Renzi fa sul serio: pagano banche e manager

di Angelo Perfetti

Sarà anche populista, potrà anche essere una strategia per depoteniare l’onda grillina, ma tutto ciò che Renzi ha messo nel mirino delle sue riforme costituisce esattamente ciò che la pancia degli italiani dice da tempo. Il fisco non tocca mai i poteri forti? Il premier programma una mazzata alle vanche. La crisi morde le famiglie? E il rottamatore si inventa il taglio agli stipendi dei manager pubblici. Più che le cifre, in questo caso conta l’empatia che Renzi sta riuscendo ad instaurare con gran parte del popolo. I numeri, comunque, ci sono. D’altra parte quello presentato ieri non era una mera dichiarazione d’intenti ma il Documento economico finanziario del Governo (Def), il canovaccio cioè sul quale si muoverà la politica economica dell’Itaia nel prossimo futuro. E il messaggio è chiaro: più tasse sulle banche e sulle rendite finanziarie. Meno tasse per cittadini e imprese. E anche per gli incapienti, chi cioè guadagna talmente poco da essere esente dall’Irpef.

La sorpresa
Le banche questa novità davvero non se l’aspettavano. Il governo ha scelto di finanziare parte del taglio del cuneo con il raddoppio della tassazione, al 26%, sulla rivalutazione delle quote della Banca d’Italia e un gettito quindi che sale di 1,2 miliardi a circa 2,4 miliardi di euro. Un maglio, peraltro una tantum, che colpirà principalmente i maggiori azionisti di Via Nazionale (Unicredit e Intesa Sanpaolo) ma che proprio per questo rischia di dar luogo a ricorsi.
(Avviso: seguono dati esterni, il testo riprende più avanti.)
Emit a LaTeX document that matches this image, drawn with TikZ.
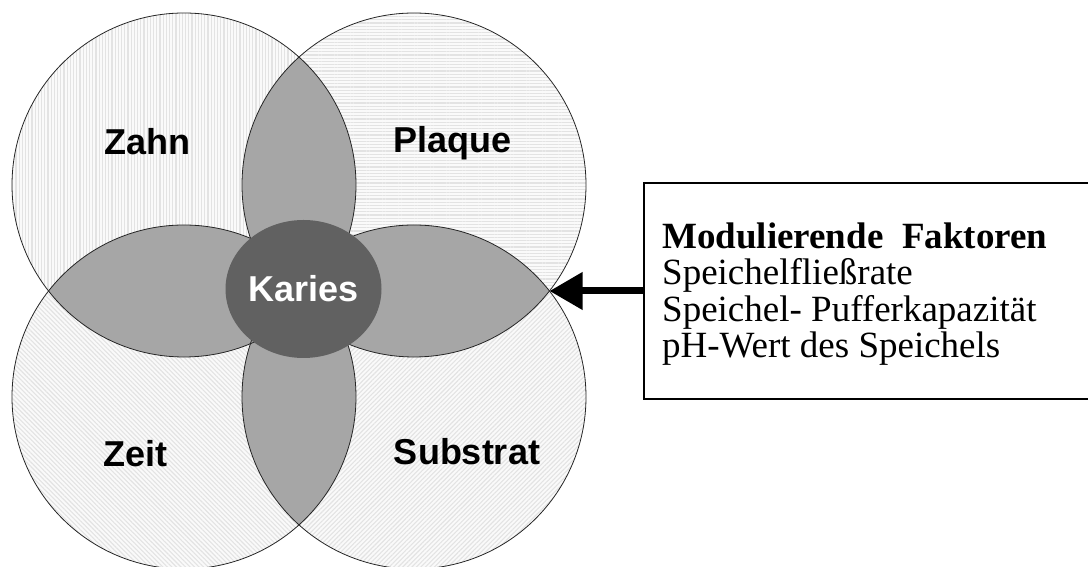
\documentclass[tikz,border=0pt]{standalone}
\usepackage{fontspec}
\setmainfont{Liberation Serif}
\newfontfamily\labelfont{Liberation Sans}
\usetikzlibrary{patterns.meta,shapes.geometric,arrows.meta}

\begin{document}
\begin{tikzpicture}[x=1pt,y=1pt,
    ring/.style={draw=black!85,line width=0.8pt},
    lens/.style={fill=black!35},
    hatch/.style={fill=black!2,postaction={pattern color=black!11,
                  pattern={Lines[angle=#1,distance=3.2pt,line width=1.1pt]}}},
    factor/.style={font=\labelfont\bfseries\fontsize{36}{36}\selectfont,anchor=base},
    stream/.style={-{Triangle[length=33pt,width=36pt]},line width=7pt}]
    \useasboundingbox (0,0) rectangle (1088,567);
    \def\r{172pt}

    %circles
    \coordinate (cZahn) at (184,382);
    \coordinate (cPlaque) at (414,382);
    \coordinate (cZeit) at (184,170);
    \coordinate (cSubstrat) at (414,170);
    \fill[hatch=90] (cZahn) circle (\r);
    \fill[hatch=0] (cPlaque) circle (\r);
    \fill[hatch=-45] (cZeit) circle (\r);
    \fill[hatch=45] (cSubstrat) circle (\r);

    %overlaps
    \begin{scope}
    \clip (cZahn) circle (\r);
    \fill[lens] (cPlaque) circle (\r);
    \fill[lens] (cZeit) circle (\r);
    \end{scope}
    \begin{scope}
    \clip (cSubstrat) circle (\r);
    \fill[lens] (cPlaque) circle (\r);
    \fill[lens] (cZeit) circle (\r);
    \end{scope}
    \foreach \c in {cZahn,cPlaque,cZeit,cSubstrat}
      \draw[ring] (\c) circle (\r);

    \node[factor] (zahn) at (147,412) {Zahn};
    \node[factor] (plaque) at (452.5,414) {Plaque};
    \node[factor] (zeit) at (135.5,100) {Zeit};
    \node[factor] (substrat) at (467,102) {Substrat};

    %Karies
    \node[ellipse,fill=black!62,text=white,minimum width=156pt,minimum height=138pt,
          inner sep=0pt,font=\labelfont\bfseries\fontsize{36}{36}\selectfont]
          (karies) at (303.5,278) {Karies};

    %modulating factors
    \node[draw,line width=2pt,anchor=west,minimum width=452pt,minimum height=216pt,
          inner sep=0pt] (fbox) at (643,276) {};
    \node[anchor=base west,align=left,inner sep=0pt,
          font=\fontsize{37}{36.5}\selectfont] (ftext) at (662,209)
          {\textbf{Modulierende\ \ Faktoren}\\Speichelfließrate\\
           Speichel- Pufferkapazität\\pH-Wert des Speichels};
    \coordinate (rtip) at (549.5,276);
    \draw[stream] (fbox.west) -- (rtip);
\end{tikzpicture}
\end{document}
A caldo le banche non nascondono la loro irritazione sia per il contenuto che e per il metodo. La notizia arriva infatti con l’uscita delle prime bozze nel tardo pomeriggio del Def ed è definita dal dg dell’Abi Sabatini “ingiusta e illogica”. In ambienti bancari non si nascondono le perplessità e le critiche. Prima del decreto sulle quote, che già all’epoca scatenò una feroce polemica contro “il regalo alle banche” fra le diverse forze politiche infatti fu previsto un aumento dell’Ires di 8,5 punti percentuali sulle banche che lo fece schizzare a oltre il 30% per non far pagare la seconda rata dell’Imu ai contribuenti. Un incremento che si è riflesso nei bilanci 2013 delle banche, molti dei quali hanno segnalato nero su bianco la differenza fra utile lordo e netto a causa dell’aumento della pressione fiscale. Un cambiamento delle regole quindi che peraltro arriva proprio in vista dell’esame Bce per il quale le banche italiane stanno affrontando una pesante ‘cura’ fatta di svalutazioni, pulizia di bilancio e aumenti di capitale.

La conferma
I tagli alla spesa del piano Cottarelli, rivisto e corretto a Palazzo Chigi, partiranno non solo dall’eliminazione degli enti inutili (il Cnel fra tutti, vero pallino di Renzi) ma anche e soprattutto dall’adozione di un tetto preciso – 238.000 euro – per gli stipendi dei manager pubblici. E non solo. “Il 10% della retribuzione la si prenderà solo se il Paese va bene, come le stock options nelle aziende. – ha insistito il premier – Non è possibile che un manager prenda un premio massimo se il paese va a rotoli. Da adesso inizia a
pagare chi non ha mai pagato”. Renzi si è poi spinto ancora più in là, esortando un allargamento dello stesso limite agli organi costituzionali – con un riferimento anche ai vertici amministrativi di Camera e Senato – che darebbero così prova di “coraggio, intelligenza e lungimiranza nel tornare in sintonia con il Paese”. Del resto chi fa politica deve dimostrare di volerlo fare “per spirito di servizio”, ha sottolineato ancora Renzi e non per i superstipendi.

La Sanità
La spending non comporterà alcuna tagliola per la sanità, settore tradizionalmente tra i piu’ a rischio. Di tagli lineari non ce ne saranno, anzi la spesa sanitaria è destinata inevitabilmente a crescere con l’invecchiamento della popolazione. Quello che sarà necessario sarà invece un intervento sulle Regioni che finora hanno amministrato peggio la spesa, “picchiando duro se serve”. Coperture e misure specifiche verranno comunque dettagliate nel prossimo apposito decreto annunciato per venerdi’ prossimo, 18 aprile. Qualche giorno dopo rispetto al previsto perché prima sarà necessario portare il Def in Parlamento, con il passaggio fissato giovedi’ 17. “L’Italia ce la può fare. – ha concluso il premier – Non e’ vero il ritornello: non ce la faremo mai, siamo condannati al declino”.